------ Information given ------

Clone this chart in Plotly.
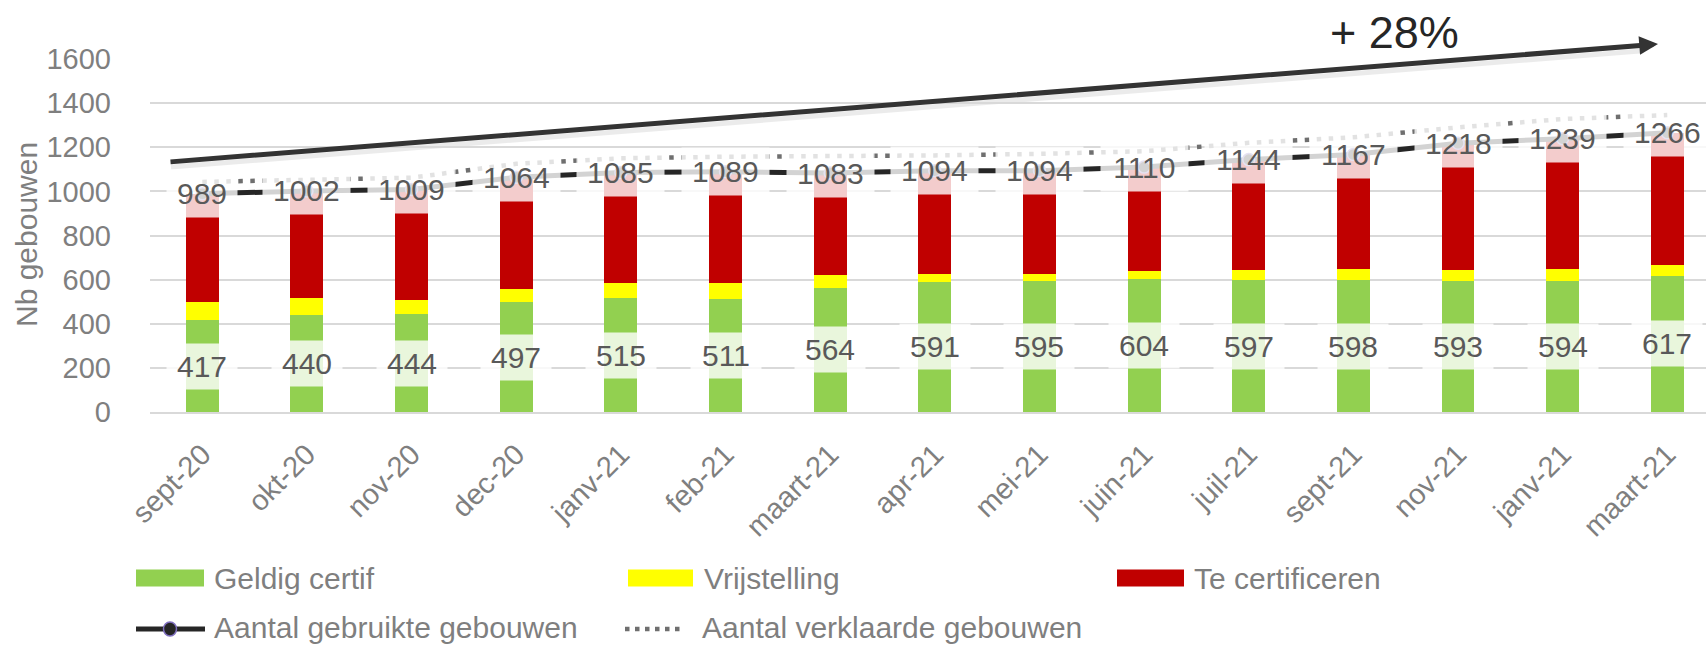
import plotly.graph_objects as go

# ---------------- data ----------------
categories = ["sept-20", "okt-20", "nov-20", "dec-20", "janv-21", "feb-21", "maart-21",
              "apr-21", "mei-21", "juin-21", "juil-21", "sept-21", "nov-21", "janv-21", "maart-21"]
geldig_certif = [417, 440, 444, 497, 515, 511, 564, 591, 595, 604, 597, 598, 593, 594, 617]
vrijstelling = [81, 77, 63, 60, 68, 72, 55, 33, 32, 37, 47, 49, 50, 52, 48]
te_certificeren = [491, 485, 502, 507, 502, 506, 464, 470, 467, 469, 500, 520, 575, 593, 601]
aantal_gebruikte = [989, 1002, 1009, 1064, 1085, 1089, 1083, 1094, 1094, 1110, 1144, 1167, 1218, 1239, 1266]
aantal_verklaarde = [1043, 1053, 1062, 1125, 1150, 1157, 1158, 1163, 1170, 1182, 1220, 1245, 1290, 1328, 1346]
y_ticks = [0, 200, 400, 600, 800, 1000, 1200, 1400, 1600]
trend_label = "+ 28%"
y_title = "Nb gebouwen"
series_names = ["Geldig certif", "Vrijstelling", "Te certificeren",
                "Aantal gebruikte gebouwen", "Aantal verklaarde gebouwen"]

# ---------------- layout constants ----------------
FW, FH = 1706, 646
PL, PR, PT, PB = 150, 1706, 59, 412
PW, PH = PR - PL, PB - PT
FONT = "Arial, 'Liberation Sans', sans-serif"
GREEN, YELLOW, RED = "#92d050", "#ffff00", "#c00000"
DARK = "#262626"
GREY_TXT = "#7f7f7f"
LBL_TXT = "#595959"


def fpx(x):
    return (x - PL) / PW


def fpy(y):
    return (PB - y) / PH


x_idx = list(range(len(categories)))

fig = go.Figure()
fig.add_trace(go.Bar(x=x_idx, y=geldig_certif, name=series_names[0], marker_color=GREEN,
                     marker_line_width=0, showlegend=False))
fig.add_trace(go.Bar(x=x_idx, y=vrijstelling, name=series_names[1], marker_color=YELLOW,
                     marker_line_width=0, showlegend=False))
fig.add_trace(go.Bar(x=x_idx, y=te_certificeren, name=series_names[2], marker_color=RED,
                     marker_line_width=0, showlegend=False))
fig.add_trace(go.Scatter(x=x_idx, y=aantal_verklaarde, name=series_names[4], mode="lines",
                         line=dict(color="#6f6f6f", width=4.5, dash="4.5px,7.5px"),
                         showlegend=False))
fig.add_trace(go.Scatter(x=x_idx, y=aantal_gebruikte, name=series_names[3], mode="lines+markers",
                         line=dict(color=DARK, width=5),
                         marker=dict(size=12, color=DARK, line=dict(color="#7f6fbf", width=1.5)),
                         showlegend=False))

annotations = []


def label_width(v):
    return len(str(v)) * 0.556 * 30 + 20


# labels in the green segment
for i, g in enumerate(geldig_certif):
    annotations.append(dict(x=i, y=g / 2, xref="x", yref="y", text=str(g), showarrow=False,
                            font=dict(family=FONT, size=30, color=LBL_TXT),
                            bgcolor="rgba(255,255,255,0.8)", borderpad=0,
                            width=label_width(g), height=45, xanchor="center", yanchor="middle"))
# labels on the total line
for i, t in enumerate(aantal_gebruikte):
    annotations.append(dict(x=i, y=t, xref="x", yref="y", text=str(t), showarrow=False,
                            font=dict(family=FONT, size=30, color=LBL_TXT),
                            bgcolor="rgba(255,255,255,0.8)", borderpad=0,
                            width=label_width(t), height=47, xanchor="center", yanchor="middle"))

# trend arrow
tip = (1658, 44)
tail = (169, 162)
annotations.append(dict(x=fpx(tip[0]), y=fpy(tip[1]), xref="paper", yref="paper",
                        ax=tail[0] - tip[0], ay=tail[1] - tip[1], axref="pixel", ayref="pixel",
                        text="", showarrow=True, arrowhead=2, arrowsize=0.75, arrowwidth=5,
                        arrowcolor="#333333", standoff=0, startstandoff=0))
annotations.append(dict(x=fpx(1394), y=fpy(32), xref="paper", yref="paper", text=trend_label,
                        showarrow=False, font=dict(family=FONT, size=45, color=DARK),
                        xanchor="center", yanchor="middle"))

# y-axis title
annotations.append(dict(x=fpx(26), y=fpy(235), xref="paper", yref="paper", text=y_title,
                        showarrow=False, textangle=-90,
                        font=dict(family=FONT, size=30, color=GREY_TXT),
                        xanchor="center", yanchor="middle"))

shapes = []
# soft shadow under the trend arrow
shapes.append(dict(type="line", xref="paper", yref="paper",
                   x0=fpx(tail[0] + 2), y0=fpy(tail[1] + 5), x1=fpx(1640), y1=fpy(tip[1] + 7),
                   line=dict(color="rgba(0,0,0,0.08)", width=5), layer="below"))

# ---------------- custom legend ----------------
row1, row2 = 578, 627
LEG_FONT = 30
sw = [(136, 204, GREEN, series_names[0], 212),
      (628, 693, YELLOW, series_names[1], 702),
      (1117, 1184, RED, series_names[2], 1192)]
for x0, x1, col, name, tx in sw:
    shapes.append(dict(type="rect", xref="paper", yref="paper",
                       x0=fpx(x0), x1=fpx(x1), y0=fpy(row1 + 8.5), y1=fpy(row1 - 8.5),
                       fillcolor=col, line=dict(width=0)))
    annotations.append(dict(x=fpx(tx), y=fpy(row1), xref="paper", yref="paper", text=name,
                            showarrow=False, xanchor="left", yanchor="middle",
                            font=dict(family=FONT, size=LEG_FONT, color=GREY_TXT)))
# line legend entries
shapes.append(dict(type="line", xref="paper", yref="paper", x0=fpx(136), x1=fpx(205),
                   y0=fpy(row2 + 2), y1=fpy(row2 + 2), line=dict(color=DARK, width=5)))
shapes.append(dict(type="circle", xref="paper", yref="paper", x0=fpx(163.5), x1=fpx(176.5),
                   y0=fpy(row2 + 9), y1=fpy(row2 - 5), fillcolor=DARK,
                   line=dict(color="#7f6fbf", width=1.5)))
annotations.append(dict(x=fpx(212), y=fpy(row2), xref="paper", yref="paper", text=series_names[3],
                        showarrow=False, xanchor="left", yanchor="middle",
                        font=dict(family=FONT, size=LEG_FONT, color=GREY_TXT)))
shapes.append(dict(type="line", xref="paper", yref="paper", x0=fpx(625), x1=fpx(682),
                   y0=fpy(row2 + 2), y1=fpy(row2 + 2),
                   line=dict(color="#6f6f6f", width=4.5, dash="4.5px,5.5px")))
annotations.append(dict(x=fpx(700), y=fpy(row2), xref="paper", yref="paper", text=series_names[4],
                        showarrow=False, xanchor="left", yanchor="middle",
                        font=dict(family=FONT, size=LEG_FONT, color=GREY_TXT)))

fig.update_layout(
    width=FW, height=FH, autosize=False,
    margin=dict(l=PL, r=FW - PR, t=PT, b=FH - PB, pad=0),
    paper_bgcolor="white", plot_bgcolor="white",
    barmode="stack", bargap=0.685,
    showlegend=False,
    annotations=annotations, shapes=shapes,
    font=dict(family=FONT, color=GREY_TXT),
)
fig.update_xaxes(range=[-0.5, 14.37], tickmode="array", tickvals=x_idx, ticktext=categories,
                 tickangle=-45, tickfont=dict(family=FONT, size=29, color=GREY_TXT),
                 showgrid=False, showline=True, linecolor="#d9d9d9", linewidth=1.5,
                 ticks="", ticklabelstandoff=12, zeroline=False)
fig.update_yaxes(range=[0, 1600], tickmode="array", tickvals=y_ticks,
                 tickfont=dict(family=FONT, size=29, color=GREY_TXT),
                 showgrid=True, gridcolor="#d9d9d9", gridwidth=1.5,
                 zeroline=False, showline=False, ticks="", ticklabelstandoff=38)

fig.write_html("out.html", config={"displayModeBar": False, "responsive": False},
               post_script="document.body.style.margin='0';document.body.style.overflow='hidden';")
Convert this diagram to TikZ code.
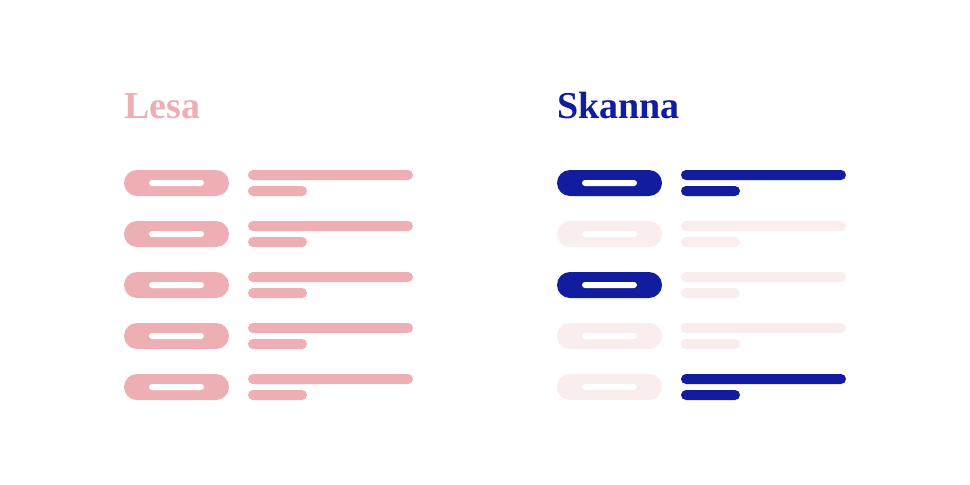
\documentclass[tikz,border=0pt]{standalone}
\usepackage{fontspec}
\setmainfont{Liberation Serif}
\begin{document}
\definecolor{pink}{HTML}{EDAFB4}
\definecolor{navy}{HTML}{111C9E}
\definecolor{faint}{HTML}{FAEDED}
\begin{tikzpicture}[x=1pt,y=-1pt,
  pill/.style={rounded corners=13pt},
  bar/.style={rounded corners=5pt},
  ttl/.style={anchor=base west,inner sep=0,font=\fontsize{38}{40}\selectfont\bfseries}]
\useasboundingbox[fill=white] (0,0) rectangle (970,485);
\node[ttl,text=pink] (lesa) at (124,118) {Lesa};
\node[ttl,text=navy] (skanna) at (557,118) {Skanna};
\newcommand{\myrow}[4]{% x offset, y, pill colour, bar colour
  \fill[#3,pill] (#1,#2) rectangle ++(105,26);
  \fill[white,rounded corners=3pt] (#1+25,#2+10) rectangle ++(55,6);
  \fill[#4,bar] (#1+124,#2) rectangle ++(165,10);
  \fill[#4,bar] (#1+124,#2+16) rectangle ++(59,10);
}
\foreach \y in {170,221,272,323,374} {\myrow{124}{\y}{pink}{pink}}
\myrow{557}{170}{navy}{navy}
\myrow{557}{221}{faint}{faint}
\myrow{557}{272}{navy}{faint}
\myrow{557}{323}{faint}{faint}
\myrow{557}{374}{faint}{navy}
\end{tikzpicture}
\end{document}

------

### What is expected
Pictures excluded, copy exactly the lines running from the one with "Convert this diagram to TikZ code." through the last line of the material.

### Output below
Convert this diagram to TikZ code.
\documentclass[tikz,border=0pt]{standalone}
\usepackage{fontspec}
\setmainfont{Liberation Serif}
\begin{document}
\definecolor{pink}{HTML}{EDAFB4}
\definecolor{navy}{HTML}{111C9E}
\definecolor{faint}{HTML}{FAEDED}
\begin{tikzpicture}[x=1pt,y=-1pt,
  pill/.style={rounded corners=13pt},
  bar/.style={rounded corners=5pt},
  ttl/.style={anchor=base west,inner sep=0,font=\fontsize{38}{40}\selectfont\bfseries}]
\useasboundingbox[fill=white] (0,0) rectangle (970,485);
\node[ttl,text=pink] (lesa) at (124,118) {Lesa};
\node[ttl,text=navy] (skanna) at (557,118) {Skanna};
\newcommand{\myrow}[4]{% x offset, y, pill colour, bar colour
  \fill[#3,pill] (#1,#2) rectangle ++(105,26);
  \fill[white,rounded corners=3pt] (#1+25,#2+10) rectangle ++(55,6);
  \fill[#4,bar] (#1+124,#2) rectangle ++(165,10);
  \fill[#4,bar] (#1+124,#2+16) rectangle ++(59,10);
}
\foreach \y in {170,221,272,323,374} {\myrow{124}{\y}{pink}{pink}}
\myrow{557}{170}{navy}{navy}
\myrow{557}{221}{faint}{faint}
\myrow{557}{272}{navy}{faint}
\myrow{557}{323}{faint}{faint}
\myrow{557}{374}{faint}{navy}
\end{tikzpicture}
\end{document}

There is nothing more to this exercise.